Le projet de loi devrait suivre également le rapport Canivet, remis en son temps à Nicolas Sarkozy, sur un aspect important de la coopération commerciale : la preuve de la réalité du service reposerait exclusivement sur le distributeur qui devrait donc démontrer que le service a effectivement été rendu. Sur les conditions générales de vente, il indique que « la réglementation actuelle issue de l'article L. 441-6 du Code de commerce ne devrait pas fondamentalement être modifiée, sauf à légaliser la notion de conditions dérogatoires ou particulières de vente et ainsi à institutionnaliser cet espace de négociation qui, dans les faits, existe déjà mais n'a pas connu un franc succès. »

Le durcissement des sanctions.

Autre point important envisagé dans le rapport : les futurs contrôles et sanctions susceptibles d'être infligées. La mission recommande une meilleure graduation des sanctions. Devant l'absence de mise en oeuvre du droit applicable en la matière, il paraît préférable, selon elle, « de développer des sanctions administratives et civiles réellement applicables, sans supprimer toute dissuasion pénale, mais de limiter cette dernière aux situations de récidive et aux cas extrêmes ».

Pour accroître l'efficacité des sanctions, les amendes seraient proportionnelles aux bénéfices réalisés par les contrevenants, et toujours supérieures à ce bénéfice. « La DGCCRF souhaite, avec l'appui d'un certain nombre d'organisations professionnelles, que les contrôles soient renforcés et que les sanctions soient rapides et donc efficaces, précise encore Jean-Christophe Grall. On devrait donc voir apparaître - ou réapparaître - certaines sanctions administratives qui pourraient être infligées directement par les services de la DGCCRF. »

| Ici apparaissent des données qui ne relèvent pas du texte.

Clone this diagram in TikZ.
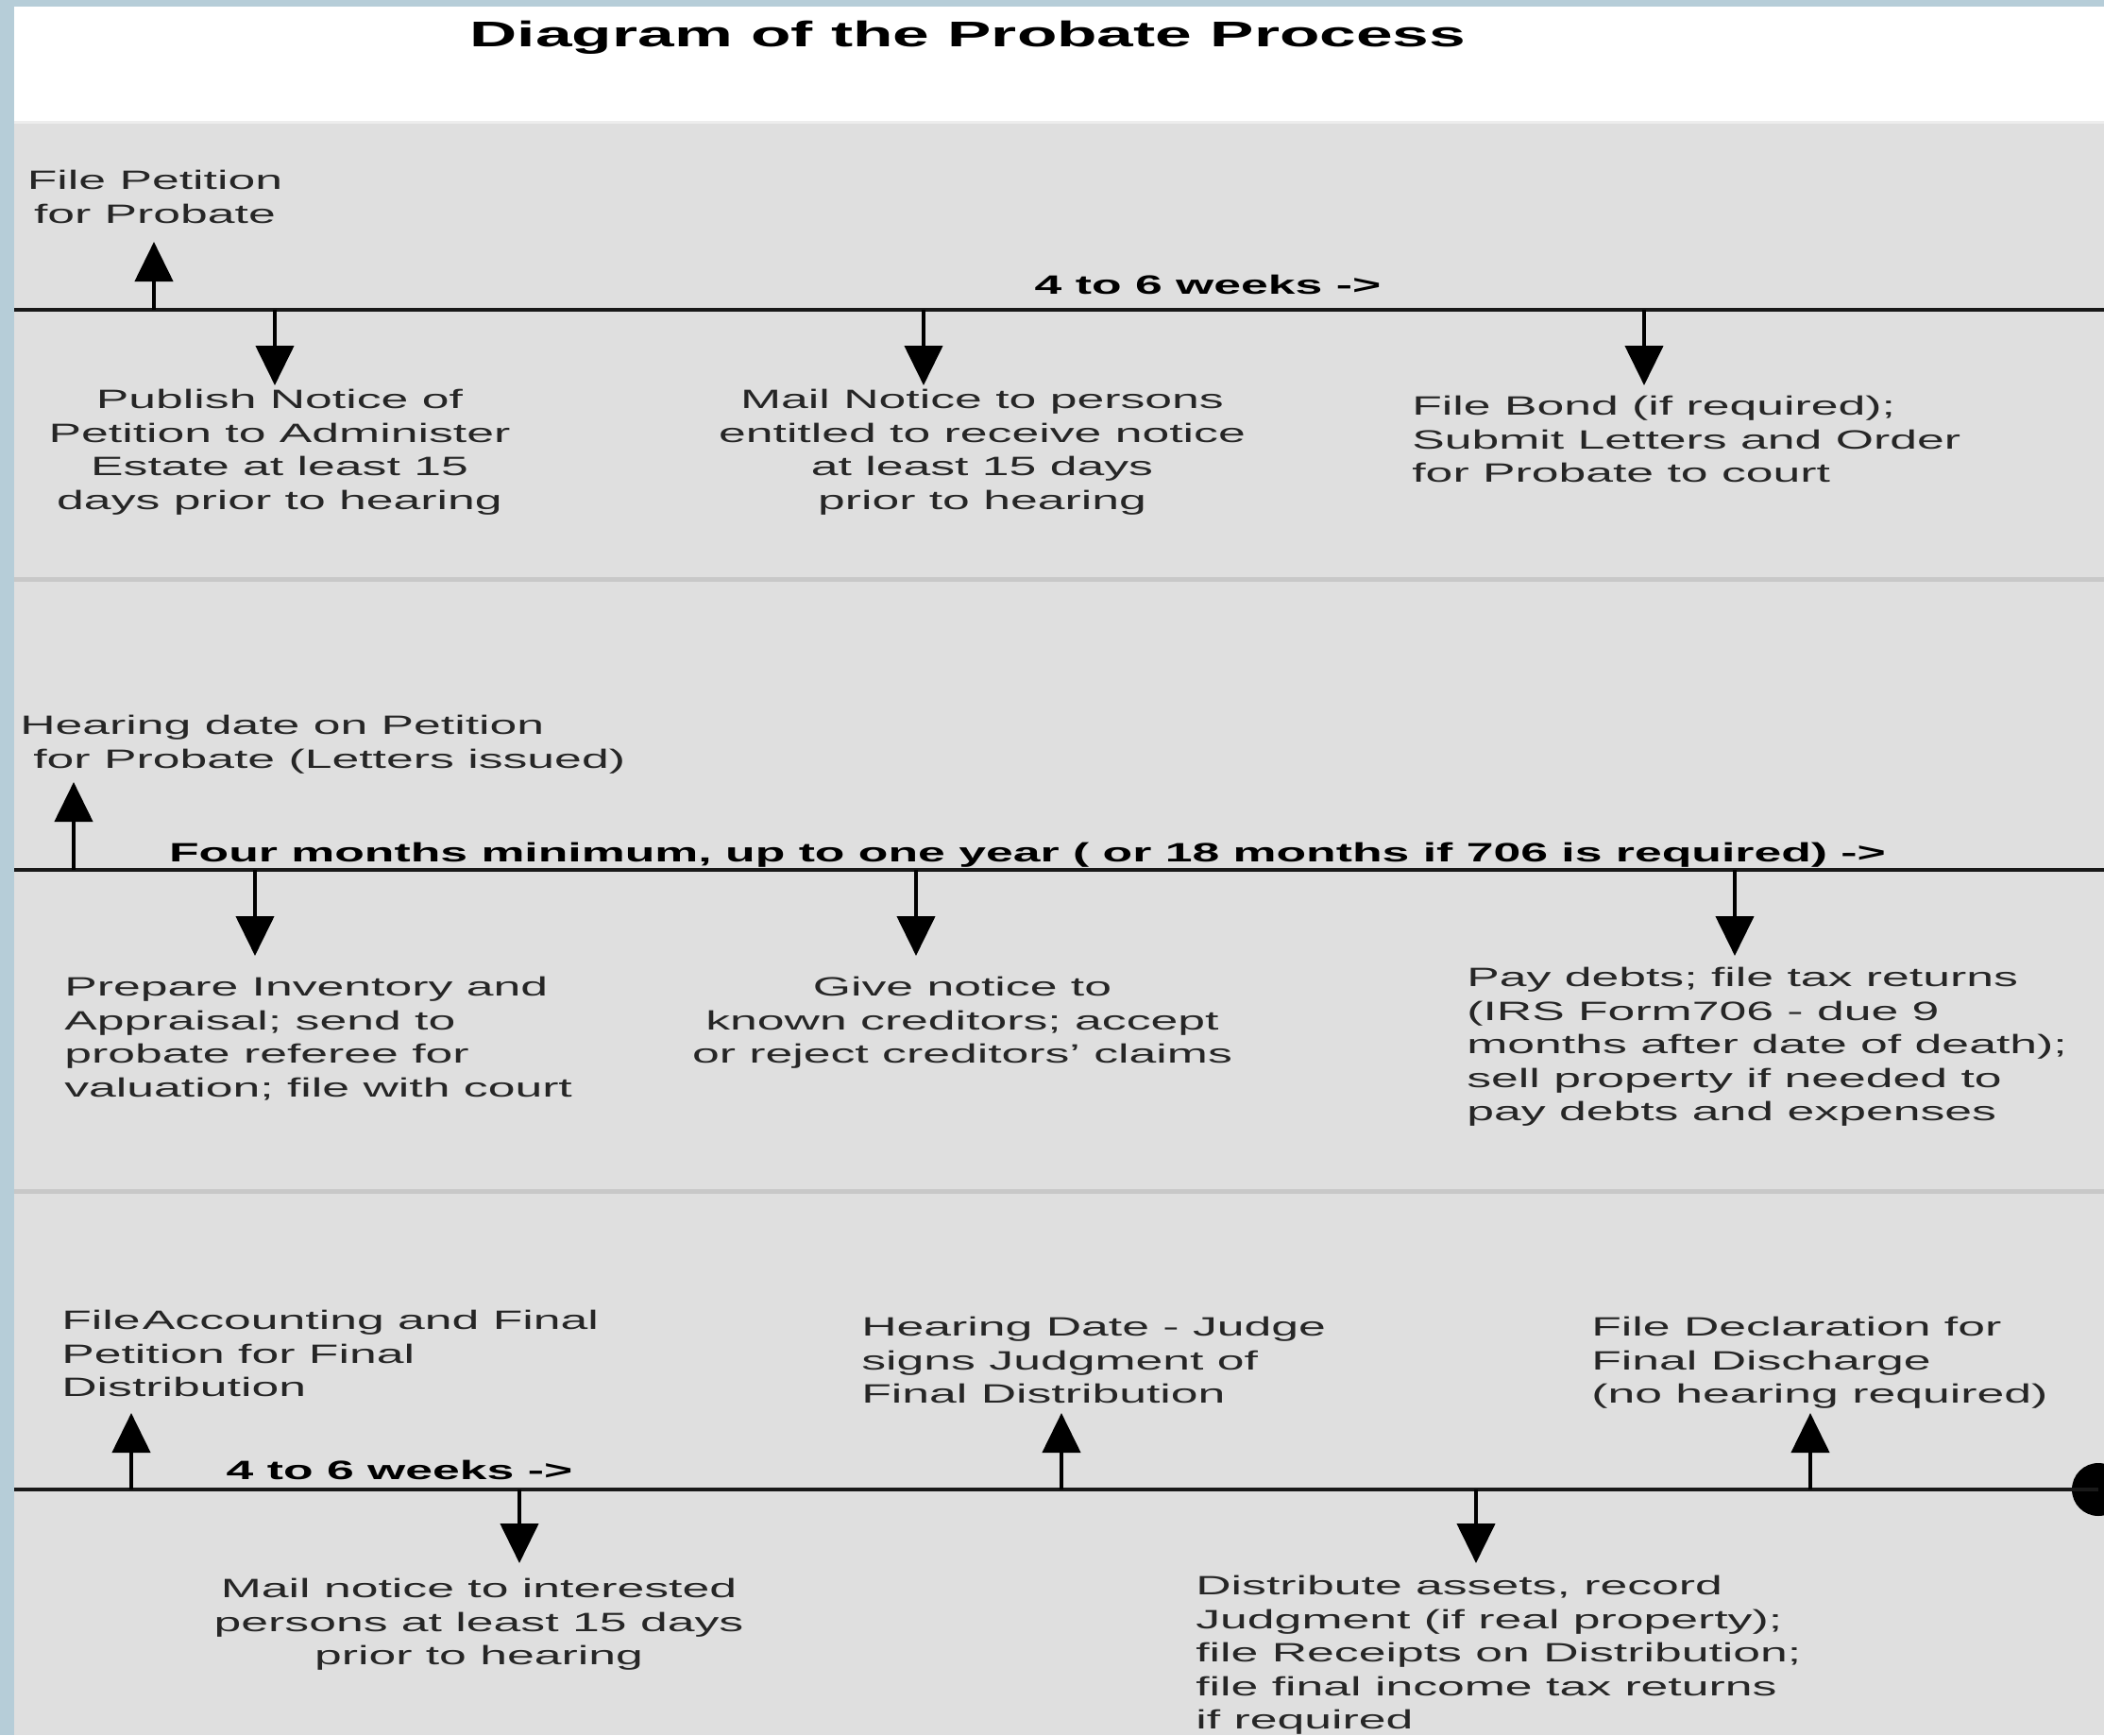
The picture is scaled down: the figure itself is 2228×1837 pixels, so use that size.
\documentclass[tikz,border=0pt]{standalone}
\usepackage{fontspec}
\setmainfont{Liberation Sans}[FakeStretch=1.84]
\usetikzlibrary{arrows.meta}

\definecolor{framebl}{HTML}{B6CDD8}
\definecolor{panelgr}{HTML}{DFDFDF}
\definecolor{sepgr}{HTML}{C8C8C8}

\tikzset{
  timeline/.style={line width=2.7pt, draw=black!90},
  evt/.style={line width=2.5pt, -{Triangle[width=0.8cm,length=0.84cm]}},
  lbl/.style={inner sep=0pt, font=\fontsize{16}{20.2}\selectfont, text=black!85},
  wk/.style={inner sep=0pt, font=\fontsize{16}{20.2}\selectfont\bfseries, anchor=base},
  enddot/.style={circle, fill=black, minimum size=1.12cm, inner sep=0pt},
}

\begin{document}
\begin{tikzpicture}[x=0.02cm, y=-0.02cm]
    % Background and frame
    \useasboundingbox (0,0) rectangle (2228,1837);
    \fill[framebl] (0,0) rectangle (2228,1837);
    \fill[white] (15,7) rectangle (2228,128);
    \fill[panelgr] (15,128) rectangle (2228,1837);
    \fill[white!93!black] (15,128) rectangle (2228,131);
    \foreach \y in {611, 1259} {
      \fill[sepgr] (15,\y) rectangle (2228,\y+5);
    }

    % Title
    \node[inner sep=0pt, font=\fontsize{21.5}{26}\selectfont\bfseries] (title) at (1025,40) {Diagram of the Probate Process};

    % Timelines
    \coordinate (l1w) at (15,328);  \coordinate (l1e) at (2228,328);
    \coordinate (l2w) at (15,921);  \coordinate (l2e) at (2228,921);
    \coordinate (l3w) at (15,1577);
    \node[enddot] (fin) at (2222,1577) {};
    \draw[timeline] (l1w) -- (l1e);
    \draw[timeline] (l2w) -- (l2e);
    \draw[timeline] (l3w) -- (fin.center);

    % Durations
    \node[wk] (wk1) at (1279,311) {4 to 6 weeks ->};
    \node[wk] (wk2) at (1088,912) {Four months minimum, up to one year ( or 18 months if 706 is required) ->};
    \node[wk] (wk3) at (423,1566) {4 to 6 weeks ->};

    % Row 1 steps
    \node[lbl, align=center, anchor=north] (fp) at (164,180) {File Petition\\for Probate};
    \node[lbl, align=center, anchor=north] (pub) at (296,412) {Publish Notice of\\Petition to Administer\\Estate at least 15\\days prior to hearing};
    \node[lbl, align=center, anchor=north] (mail) at (1040,412) {Mail Notice to persons\\entitled to receive notice\\at least 15 days\\prior to hearing};
    \node[lbl, align=left, anchor=north west] (bond) at (1495,419) {File Bond (if required);\\Submit Letters and Order\\for Probate to court};

    % Row 2 steps
    \node[lbl, align=left, anchor=north west] (hear) at (21,757) {Hearing date on Petition\\\hspace*{0.28cm}for Probate (Letters issued)};
    \node[lbl, align=left, anchor=north west] (prep) at (68,1034) {Prepare Inventory and\\Appraisal; send to\\probate referee for\\valuation; file with court};
    \node[lbl, align=center, anchor=north] (give) at (1019,1034) {Give notice to\\known creditors; accept\\or reject creditors' claims};
    \node[lbl, align=left, anchor=north west] (pay) at (1553,1024) {Pay debts; file tax returns\\(IRS Form706 - due 9\\months after date of death);\\sell property if needed to\\pay debts and expenses};

    % Row 3 steps
    \node[lbl, align=left, anchor=north west] (facc) at (65,1387) {File\hspace{0.08em}Accounting and Final\\Petition for Final\\Distribution};
    \node[lbl, align=left, anchor=north west] (judge) at (912,1394) {Hearing Date - Judge\\signs Judgment of\\Final Distribution};
    \node[lbl, align=left, anchor=north west] (decl) at (1685,1394) {File Declaration for\\Final Discharge\\(no hearing required)};
    \node[lbl, align=center, anchor=north] (mail2) at (507,1671) {Mail notice to interested\\persons at least 15 days\\prior to hearing};
    \node[lbl, align=left, anchor=north west] (dist) at (1266,1668) {Distribute assets, record\\Judgment (if real property);\\file Receipts on Distribution;\\file final income tax returns\\if required};

    % Event arrows: name/x/from/to
    \foreach \n/\x/\ya/\yb in {fp/163/328/256, pub/291/328/408, mail/978/328/408, bond/1741/328/408,
                               hear/78/921/828, prep/270/921/1012, give/970/921/1012, pay/1837/921/1012,
                               facc/139/1577/1496, judge/1124/1577/1496, decl/1917/1577/1496,
                               mail2/550/1577/1655, dist/1563/1577/1655} {
      \coordinate (\n-s) at (\x,\ya);
      \coordinate (\n-t) at (\x,\yb);
      \draw[evt] (\n-s) -- (\n-t);
    }

\end{tikzpicture}
\end{document}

Revente à perte : 5 pistes

Comment mieux encadrer le seuil de revente à perte (SRP) :

1. Double net.

2. Triple net.

3. Application d'un coef. de diminution du prix net facturé.

4. Triple net augmenté d'un coef. de marge (SRP = triple net x 1,1).

5. Abaissement du SRP par transfert au-delà d'un taux de marges arrière.

Ces deux dernières sont privilégiées.

A retenir

- Le « triple net » consiste à mentionner sur la facture les réductions de prix acquises (dont remises et ristournes inconditionnelles, ristournes conditionnelles dont la condition est satisfaite à la date d'émission de la facture), les ristournes conditionnelles non encore acquises (ristourne d'objectif, ristourne de progression), la rémunération versée au titre de la coopération commerciale.

- Coopération commerciale : une meilleure définition dans la loi, une contractualisation précise des services de coopération.

- la preuve de la réalité du service reposerait exclusivement sur le distributeur.

- Sanctions : une meilleure graduation et une mise en place de sanctions administratives.